The Tatra chamois (Rupicapra rupicapra tatrica (Blahout, 1971/1972)) is a representative of the Bovidae family and is the northernmost subspecies of the northern (Alpine) chamois (Rupicapra rupicapra (Linnaeus, 1758)), which is native to the mountainous parts of central and southern Europe and Asia Minor. In the Alps, where the bulk of the northern chamois population is found, the species is relatively secure and consequently, it is assessed as least concern (LC) in the International Union for Conservation of Nature’s Red List of Threatened Species . However, several chamois subspecies, including the Tatra chamois which are listed as critically endangered (CR), qualify as globally threatened and require urgent conservation action.
The Tatra chamois occur in the Tatra mountains of Poland and Slovakia, and live in areas protected by the national parks of both countries, i.e. in the High, Belianske and Western Tatras. The population has been declining steadily in number since the 1960s and had dropped below 200 individuals by 2002 . Since then, by strict regulation of tourism and suppression of poaching, the population started to recover, reaching the highest ever population of 1,431 individuals recorded in 2018 .

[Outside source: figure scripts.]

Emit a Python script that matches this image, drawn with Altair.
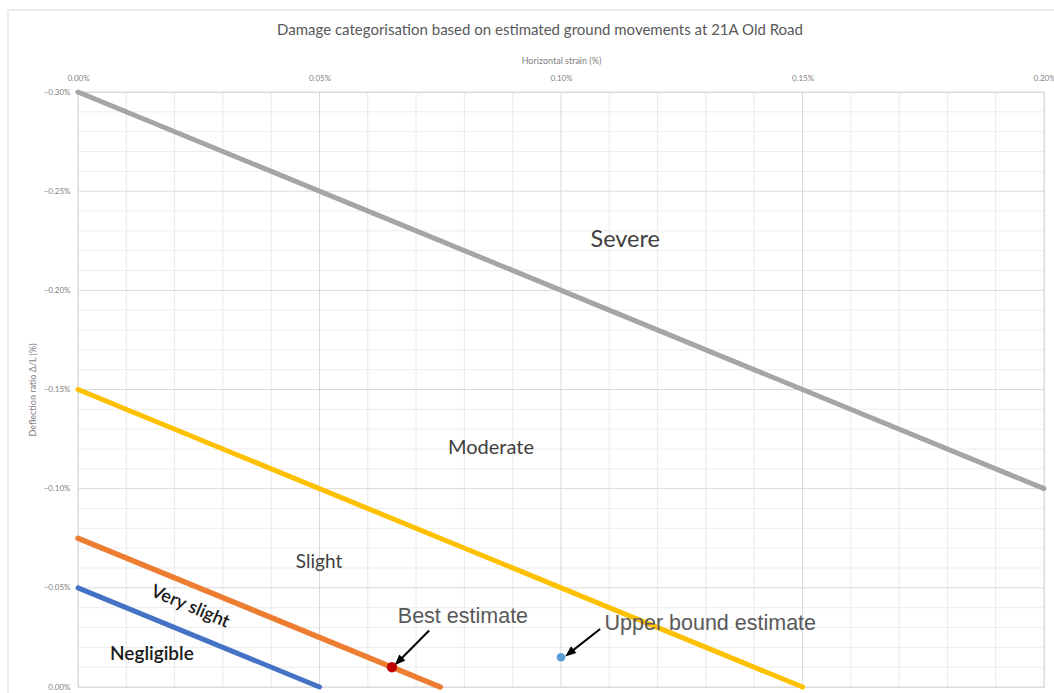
import altair as alt
import pandas as pd

# --- data ---
categories = ["Severe limit", "Moderate limit", "Slight limit", "Very slight limit"]
line_x_start = [0.0, 0.0, 0.0, 0.0]
line_y_start = [-0.30, -0.15, -0.075, -0.05]
line_x_end = [0.20, 0.15, 0.075, 0.05]
line_y_end = [-0.10, 0.0, 0.0, 0.0]
line_colors = ["#a5a5a5", "#ffc000", "#ed7d31", "#4472c4"]
line_widths = [5, 5, 5.5, 5]

point_names = ["Best estimate", "Upper bound estimate"]
point_x = [0.065, 0.100]
point_y = [-0.010, -0.015]
point_colors = ["#c00000", "#5b9bd5"]
point_sizes = [110, 75]

zone_labels = ["Severe", "Moderate", "Slight"]
zone_x = [0.1133, 0.0855, 0.0499]
zone_y = [-0.2254, -0.1205, -0.063]
zone_sizes = [23.5, 20, 19]

vs_label = ["Very slight"]
vs_x = [0.0232]
vs_y = [-0.0403]

neg_label = ["Negligible"]
neg_x = [0.0153]
neg_y = [-0.0166]

ann_labels = ["Best estimate", "Upper bound estimate"]
ann_x = [0.0797, 0.1309]
ann_y = [-0.0353, -0.0318]

arrow_x_tail = [0.0727, 0.1081]
arrow_y_tail = [-0.0285, -0.0292]
arrow_x_head = [0.0664, 0.1018]
arrow_y_head = [-0.0130, -0.0172]
arrow_angles = [225, 232]

x_major = [0.0, 0.05, 0.10, 0.15, 0.20]
y_major = [-0.30, -0.25, -0.20, -0.15, -0.10, -0.05, 0.0]
x_minor = [0.01, 0.02, 0.03, 0.04, 0.06, 0.07, 0.08, 0.09, 0.11, 0.12, 0.13, 0.14,
           0.16, 0.17, 0.18, 0.19]
y_minor = [-0.29, -0.28, -0.27, -0.26, -0.24, -0.23, -0.22, -0.21, -0.19, -0.18,
           -0.17, -0.16, -0.14, -0.13, -0.12, -0.11, -0.09, -0.08, -0.07, -0.06,
           -0.04, -0.03, -0.02, -0.01]

title_text = "Damage categorisation based on estimated ground movements at 21A Old Road"

W, H = 966, 595

lines_df = pd.DataFrame({
    "cat": categories, "x": line_x_start, "y": line_y_start,
    "x2": line_x_end, "y2": line_y_end,
    "color": line_colors, "w": line_widths,
})
points_df = pd.DataFrame({"name": point_names, "x": point_x, "y": point_y,
                          "color": point_colors, "size": point_sizes})
zones_df = pd.DataFrame({"t": zone_labels, "x": zone_x, "y": zone_y, "s": zone_sizes})
vs_df = pd.DataFrame({"t": vs_label, "x": vs_x, "y": vs_y})
neg_df = pd.DataFrame({"t": neg_label, "x": neg_x, "y": neg_y})
ann_df = pd.DataFrame({"t": ann_labels, "x": ann_x, "y": ann_y})
arrows_df = pd.DataFrame({"x": arrow_x_tail, "y": arrow_y_tail,
                          "x2": arrow_x_head, "y2": arrow_y_head, "a": arrow_angles})

xscale = alt.Scale(domain=[0, 0.20], nice=False, zero=False)
yscale = alt.Scale(domain=[-0.30, 0.0], nice=False, zero=False, reverse=True)

xaxis = alt.Axis(
    orient="top", values=x_major, title="Horizontal strain (%)",
    labelExpr="format(datum.value, '.2f') + '%'",
    labelFont="Lato", labelFontSize=8, labelColor="#7f7f7f", labelPadding=10,
    titleFont="Lato", titleFontSize=9, titleFontWeight="normal", titleColor="#7f7f7f",
    titlePadding=9, ticks=False, domain=False, grid=False,
    labelOverlap=False, labelFlush=False,
)
yaxis = alt.Axis(
    orient="left", values=y_major, title="Deflection ratio Δ/L (%)",
    labelExpr="format(datum.value, '.2f') + '%'",
    labelFont="Lato", labelFontSize=8, labelColor="#7f7f7f", labelPadding=8,
    titleFont="Lato", titleFontSize=9, titleFontWeight="normal", titleColor="#7f7f7f",
    titlePadding=6, ticks=False, domain=False, grid=False,
    labelOverlap=False,
)

border = alt.Chart(pd.DataFrame({"a": [0]})).mark_rect(
    fill=None, stroke="#d9d9d9", strokeWidth=1
).encode(x=alt.value(-70), y=alt.value(-82), x2=alt.value(W + 30), y2=alt.value(H + 30))

title = alt.Chart(pd.DataFrame({"t": [title_text]})).mark_text(
    font="Lato", fontSize=15, color="#595959", align="center", baseline="middle"
).encode(x=alt.value(462), y=alt.value(-62), text="t:N")

xminor = alt.Chart(pd.DataFrame({"v": x_minor})).mark_rule(color="#e9e9e9", strokeWidth=1).encode(
    x=alt.X("v:Q", scale=xscale, axis=xaxis))
yminor = alt.Chart(pd.DataFrame({"v": y_minor})).mark_rule(color="#ececec", strokeWidth=1).encode(
    y=alt.Y("v:Q", scale=yscale, axis=yaxis))
xmajor = alt.Chart(pd.DataFrame({"v": x_major})).mark_rule(color="#d9d9d9", strokeWidth=1).encode(
    x=alt.X("v:Q", scale=xscale))
ymajor = alt.Chart(pd.DataFrame({"v": y_major})).mark_rule(color="#d9d9d9", strokeWidth=1).encode(
    y=alt.Y("v:Q", scale=yscale))

lines = alt.Chart(lines_df).mark_rule(strokeCap="round").encode(
    x=alt.X("x:Q", scale=xscale),
    y=alt.Y("y:Q", scale=yscale),
    x2="x2:Q", y2="y2:Q",
    color=alt.Color("color:N", scale=None),
    strokeWidth=alt.StrokeWidth("w:Q", scale=None),
)

points = alt.Chart(points_df).mark_point(filled=True, opacity=1, shape="circle").encode(
    x=alt.X("x:Q", scale=xscale), y=alt.Y("y:Q", scale=yscale),
    color=alt.Color("color:N", scale=None),
    size=alt.Size("size:Q", scale=None),
)

zones = alt.Chart(zones_df).mark_text(font="Lato", color="#404040").encode(
    x=alt.X("x:Q", scale=xscale), y=alt.Y("y:Q", scale=yscale),
    text="t:N", size=alt.Size("s:Q", scale=None),
)

vs = alt.Chart(vs_df).mark_text(font="Lato", fontSize=18, fontWeight=600,
                                color="#1a1a1a", angle=23).encode(
    x=alt.X("x:Q", scale=xscale), y=alt.Y("y:Q", scale=yscale), text="t:N")

neg = alt.Chart(neg_df).mark_text(font="Lato", fontSize=19, fontWeight=600,
                                  color="#1a1a1a").encode(
    x=alt.X("x:Q", scale=xscale), y=alt.Y("y:Q", scale=yscale), text="t:N")

ann = alt.Chart(ann_df).mark_text(font="Liberation Sans", fontSize=21.5,
                                  color="#595959").encode(
    x=alt.X("x:Q", scale=xscale), y=alt.Y("y:Q", scale=yscale), text="t:N")

arrow_shafts = alt.Chart(arrows_df).mark_rule(color="#000000", strokeWidth=2).encode(
    x=alt.X("x:Q", scale=xscale), y=alt.Y("y:Q", scale=yscale),
    x2="x2:Q", y2="y2:Q")

arrow_heads = alt.Chart(arrows_df).mark_point(
    shape="M0,-1L0.75,0.9L-0.75,0.9Z", filled=True, color="#000000", opacity=1, size=130
).encode(
    x=alt.X("x2:Q", scale=xscale), y=alt.Y("y2:Q", scale=yscale),
    angle=alt.Angle("a:Q", scale=None),
)

chart = alt.layer(
    border, title, xminor, yminor, xmajor, ymajor, lines, arrow_shafts, arrow_heads,
    points, zones, vs, neg, ann
).properties(
    width=W, height=H,
    autosize=alt.AutoSizeParams(type="none"),
    padding={"left": 78, "top": 92, "right": 10, "bottom": 6},
).configure_view(stroke=None).configure(background="white")

chart.save("out.html", embed_options={"renderer": "svg", "actions": False})
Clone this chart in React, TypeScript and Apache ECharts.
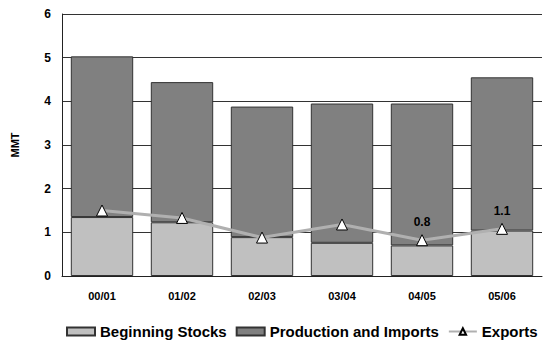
import React, { useEffect, useRef } from "react";
import * as echarts from "echarts";

const categories = ["00/01", "01/02", "02/03", "03/04", "04/05", "05/06"];
const beginningStocks = [1.35, 1.23, 0.89, 0.76, 0.7, 1.04];
const productionImports = [3.68, 3.21, 2.99, 3.19, 3.25, 3.51];
const exportsData = [1.5, 1.33, 0.88, 1.18, 0.82, 1.08];
const labelledExports = [4, 5];

export default function App() {
  const ref = useRef<HTMLDivElement>(null);
  useEffect(() => {
    const chart = echarts.init(ref.current!, null, { renderer: "svg" });
    const font = "Liberation Sans, Arial, sans-serif";
    chart.setOption({
      animation: false,
      textStyle: { fontFamily: font },
      grid: { left: 62, right: 1, top: 14, bottom: 66 },
      legend: {
        bottom: 3,
        left: 66,
        width: 477,
        padding: 0,
        itemWidth: 28,
        itemHeight: 8,
        itemGap: 9,
        textStyle: { fontFamily: font, fontWeight: "bold", fontSize: 15, color: "#000" },
        data: [
          { name: "Beginning Stocks", icon: "rect" },
          { name: "Production and Imports", icon: "rect" },
          { name: "Exports" },
        ],
      },
      xAxis: {
        type: "category",
        data: categories,
        axisTick: { show: false },
        axisLine: { lineStyle: { color: "#222", width: 1 } },
        axisLabel: { fontFamily: font, fontWeight: "bold", fontSize: 11, color: "#000", margin: 14 },
      },
      yAxis: {
        type: "value",
        min: 0,
        max: 6,
        interval: 1,
        name: "MMT",
        nameLocation: "middle",
        nameGap: 42,
        nameTextStyle: { fontFamily: font, fontWeight: "bold", fontSize: 11, color: "#000" },
        axisLine: { show: true, lineStyle: { color: "#222", width: 1 } },
        axisTick: { show: false },
        axisLabel: { fontFamily: font, fontWeight: "bold", fontSize: 12, color: "#000", margin: 11 },
        splitLine: { lineStyle: { color: "#333", width: 1 } },
      },
      series: [
        {
          name: "Beginning Stocks",
          type: "bar",
          stack: "total",
          barCategoryGap: "22%",
          data: beginningStocks,
          itemStyle: { color: "#c0c0c0", borderColor: "#333", borderWidth: 1 },
        },
        {
          name: "Production and Imports",
          type: "bar",
          stack: "total",
          data: productionImports,
          itemStyle: { color: "#808080", borderColor: "#333", borderWidth: 1 },
        },
        {
          name: "Exports",
          type: "line",
          data: exportsData.map((v, i) => ({
            value: v,
            label: { show: labelledExports.includes(i) },
          })),
          symbol: "triangle",
          symbolSize: 11,
          lineStyle: { color: "#b0b0b0", width: 3 },
          itemStyle: { color: "#fff", borderColor: "#000", borderWidth: 1 },
          label: {
            show: false,
            position: "top",
            distance: 6,
            fontFamily: font,
            fontWeight: "bold",
            fontSize: 12,
            color: "#000",
            formatter: (p: any) => Number(p.value).toFixed(1),
          },
          z: 5,
        },
      ],
    });
    return () => chart.dispose();
  }, []);
  return (
    <div
      ref={ref}
      style={{ position: "fixed", left: 0, top: 0, width: 543, height: 342, background: "#fff" }}
    />
  );
}
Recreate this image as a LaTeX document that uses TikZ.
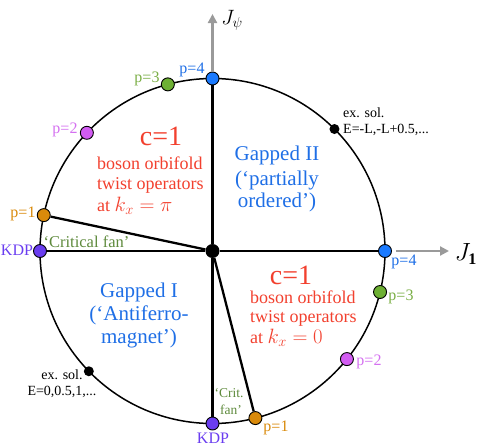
\documentclass[tikz,border=0pt]{standalone}
\usepackage{fontspec}
\setmainfont{Liberation Serif}
\usetikzlibrary{calc,arrows.meta}
\definecolor{cred}{HTML}{F2402E}
\definecolor{cblue}{HTML}{1F6FE6}
\definecolor{dblue}{HTML}{1A7AFF}
\definecolor{dgreen}{HTML}{6DB033}
\definecolor{tgreen}{HTML}{7AAE45}
\definecolor{fgreen}{HTML}{5E8A3C}
\definecolor{dmag}{HTML}{D25CF2}
\definecolor{tmag}{HTML}{D470F0}
\definecolor{dorange}{HTML}{D98A0B}
\definecolor{dpurple}{HTML}{6A3DF0}
\definecolor{cgray}{HTML}{9A9A9A}
\newcommand{\bigmath}[1]{{\fontsize{21}{21}\selectfont$#1$}}
\begin{document}
\begin{tikzpicture}[x=1pt,y=-1pt,
  rim/.style={line width=1.5pt},
  spoke/.style={line width=2.3pt},
  axisarrow/.style={draw=cgray,line width=2.2pt,-{Triangle[length=9pt,width=9pt]}},
  dotn/.style={circle,draw=black,line width=0.9pt,minimum size=13pt,inner sep=0pt},
  soln/.style={circle,fill=black,minimum size=10pt,inner sep=0pt},
  ctrn/.style={circle,fill=black,minimum size=14pt,inner sep=0pt},
  plab/.style={inner sep=0pt,font=\fontsize{16}{18}\selectfont},
  redbig/.style={inner sep=0pt,text=cred,font=\fontsize{28}{30}\selectfont},
  redtxt/.style={inner sep=0pt,anchor=west,text=cred,font=\fontsize{18}{21}\selectfont},
  bluetxt/.style={inner sep=0pt,text=cblue,font=\fontsize{21}{23}\selectfont},
  fantxt/.style={inner sep=0pt,text=fgreen},
  soltxt/.style={inner sep=0pt,font=\fontsize{14}{17}\selectfont}]
\useasboundingbox (0,0) rectangle (480,447);
\coordinate (O) at (212.5,251);
\draw[rim] (O) circle[radius=172.5pt];
% dots
\node[ctrn] (C) at (O) {};
\node[dotn,fill=dblue] (T4) at ($(O)+(90:172.5pt)$) {};
\node[dotn,fill=dgreen] (T3) at ($(O)+(105:172.5pt)$) {};
\node[dotn,fill=dmag] (T2) at ($(O)+(136.75:172.5pt)$) {};
\node[dotn,fill=dorange] (T1) at ($(O)+(168:172.5pt)$) {};
\node[dotn,fill=dpurple] (KL) at ($(O)+(180:172.5pt)$) {};
\node[soln] (EL) at ($(O)+(224.2:172.5pt)$) {};
\node[dotn,fill=dpurple] (KB) at ($(O)+(270:172.5pt)$) {};
\node[dotn,fill=dorange] (B1) at ($(O)+(-75.6:172.5pt)$) {};
\node[dotn,fill=dmag] (R2) at ($(O)+(-38.8:172.5pt)$) {};
\node[dotn,fill=dgreen] (R3) at ($(O)+(-13.75:172.5pt)$) {};
\node[dotn,fill=dblue] (R4) at ($(O)+(0:172.5pt)$) {};
\node[soln] (ER) at ($(O)+(45:172.5pt)$) {};
% spokes
\draw[spoke] (C) -- (T4);
\draw[spoke] (C) -- (R4);
\draw[spoke] (C) -- (KL);
\draw[spoke] (C) -- (KB);
\draw[spoke] (C) -- (T1);
\draw[spoke] (C) -- (B1);
% axes
\coordinate (JpsiTip) at (212.5,14);
\coordinate (JoneTip) at (449,251);
\draw[axisarrow] (T4) -- (JpsiTip);
\draw[axisarrow,shorten <=4pt] (R4) -- (JoneTip);
\node[inner sep=0pt,font=\fontsize{22}{24}\selectfont] (Jpsi) at (232,20) {$J_\psi$};
\node[inner sep=0pt,font=\fontsize{23}{25}\selectfont] (Jone) at (466,254) {$J_{\mathbf{1}}$};
% point labels
\node[plab,text=cblue] (lT4) at (192,70) {p=4};
\node[plab,text=tgreen] (lT3) at (147,79) {p=3};
\node[plab,text=tmag] (lT2) at (65,130) {p=2};
\node[plab,text=dorange] (lT1) at (23,214) {p=1};
\node[plab,text=dpurple] (lKL) at (17,250) {KDP};
\node[plab,text=cblue] (lR4) at (404,262) {p=4};
\node[plab,text=tgreen] (lR3) at (401,297) {p=3};
\node[plab,text=tmag] (lR2) at (369,362) {p=2};
\node[plab,text=dorange] (lB1) at (276,428) {p=1};
\node[plab,text=dpurple] (lKB) at (213,438.5) {KDP};
% red blocks
\node[redbig] (c1a) at (161,136) {c=1};
\node[redtxt] (ra1) at (97,163) {boson orbifold};
\node[redtxt] (ra2) at (97,185) {twist operators};
\node[redtxt] (ra3) at (97,206) {at \bigmath{k_x=\pi}};
\node[redbig] (c1b) at (291,275) {c=1};
\node[redtxt] (rb1) at (250,297) {boson orbifold};
\node[redtxt] (rb2) at (250,318) {twist operators};
\node[redtxt] (rb3) at (250,338) {at \bigmath{k_x=0}};
% blue blocks
\node[bluetxt] (g2a) at (277,155) {Gapped II};
\node[bluetxt] (g2b) at (277,180) {(`partially};
\node[bluetxt] (g2c) at (277,202) {ordered')};
\node[bluetxt] (g1a) at (139,292) {Gapped I};
\node[bluetxt] (g1b) at (139,315) {(`Antiferro-};
\node[bluetxt] (g1c) at (139,338) {magnet')};
% fans
\node[fantxt,font=\fontsize{16.5}{18}\selectfont] (fanL) at (86.5,242) {`Critical fan'};
\node[fantxt,font=\fontsize{13.5}{16}\selectfont] (fanB1) at (229,393) {`Crit.};
\node[fantxt,font=\fontsize{13.5}{16}\selectfont] (fanB2) at (231,410) {fan'};
% exact solutions
\node[soltxt,anchor=west] (sR1) at (343,113) {ex. sol.};
\node[soltxt,anchor=west] (sR2) at (343,130) {E=-L,-L+0.5,...};
\node[soltxt] (sL1) at (62,375) {ex. sol.};
\node[soltxt] (sL2) at (62,392) {E=0,0.5,1,...};
\end{tikzpicture}
\end{document}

In Slovakia, Tatra chamois have also been artificially introduced (30 individuals) to the Low Tatras, to create a reserve population there . However, in Slovakia, the Alpine chamois were introduced for hunting purposes before the Tatra chamois were officially classified as a separate subspecies, and the Low Tatra population of R. r. tatrica crossbred with Alpine chamois migrating from the Fatra mountains and the Slovak Paradise National Park. Therefore, as a no longer pure population, it cannot act as a reserve population for the Tatra chamois. On the contrary, according to Shackleton et al. , the R. r. rupicapra introduced into Slovakia should be removed as they pose a threat to the wild population of R. r. tatrica living in the High Tatras, from which they are separated only by a single valley – a distance of about 30 km.
The present study aimed to determine the threat to both populations of chamois living in the Tatras from an alien Ashworthius sidemi nematode. Due to the greater opportunity of contact with cervids of the crossbred population living in the Low Tatras, particular attention was paid to the emergence of infection with this parasite there. If confirmed, then a much higher risk of A. sidemi appearance in the second, pure R. r. tatrica population living in the High, Belianske and Western Tatras, could be indicated.